The draft matters to ordinary businesses, not just AI developers, because it treats the company that simply uses an AI tool (the “deployer”) as carrying the main responsibility for protecting any personal data that goes into it. In plain terms, if you feed customer details into an AI tool, you are on the hook for how that data is handled. Two points stand out for founders. First, if you use customer data to train or improve an AI feature, a vague privacy notice saying data is used “to improve our services” is not enough; you have to tell people clearly that their data is being used for AI. Second, you remain responsible even when the AI is supplied by an outside vendor, so it is worth checking what your vendor does with the data you put in.
New Guidance for Businesses Using AI “Agents”

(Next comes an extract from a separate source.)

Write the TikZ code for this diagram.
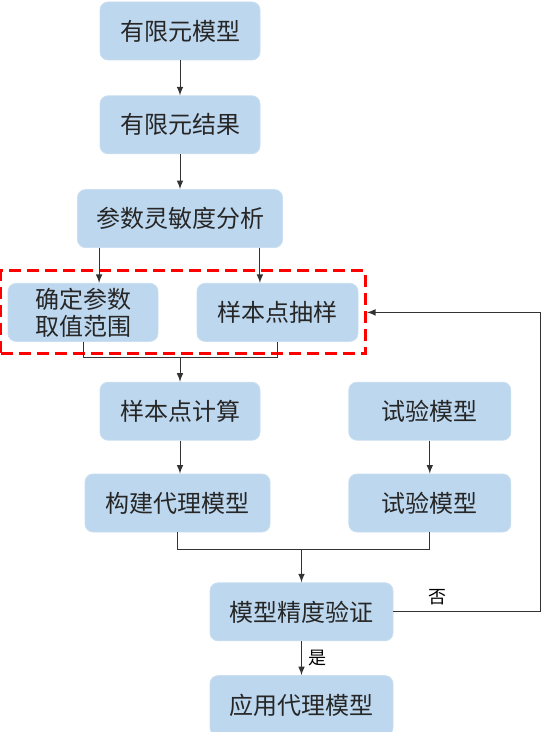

In late May 2026, the Infocomm Media Development Authority (IMDA), the government agency that oversees Singapore’s technology and media sector, released an updated framework on the responsible use of agentic AI. Agentic AI refers to AI systems that do not just answer questions but can take actions on your behalf, such as booking appointments, updating records, or making payments, with limited human input. Because these systems can act on their own, a mistake can have real consequences, like an unauthorised payment or a change to a customer database, which is why the guidance exists.
The framework is voluntary rather than a binding law, and it is aimed at any organisation that builds or uses AI agents, not only large technology firms. It is built around four practical ideas: work out and limit what the agent is allowed to do before switching it on, keep a human clearly accountable and able to step in for important actions, put technical safeguards in place, and train the staff who work alongside the agent. For a founder starting to automate parts of the business with AI, it is a useful checklist for doing so without losing control of sensitive tasks.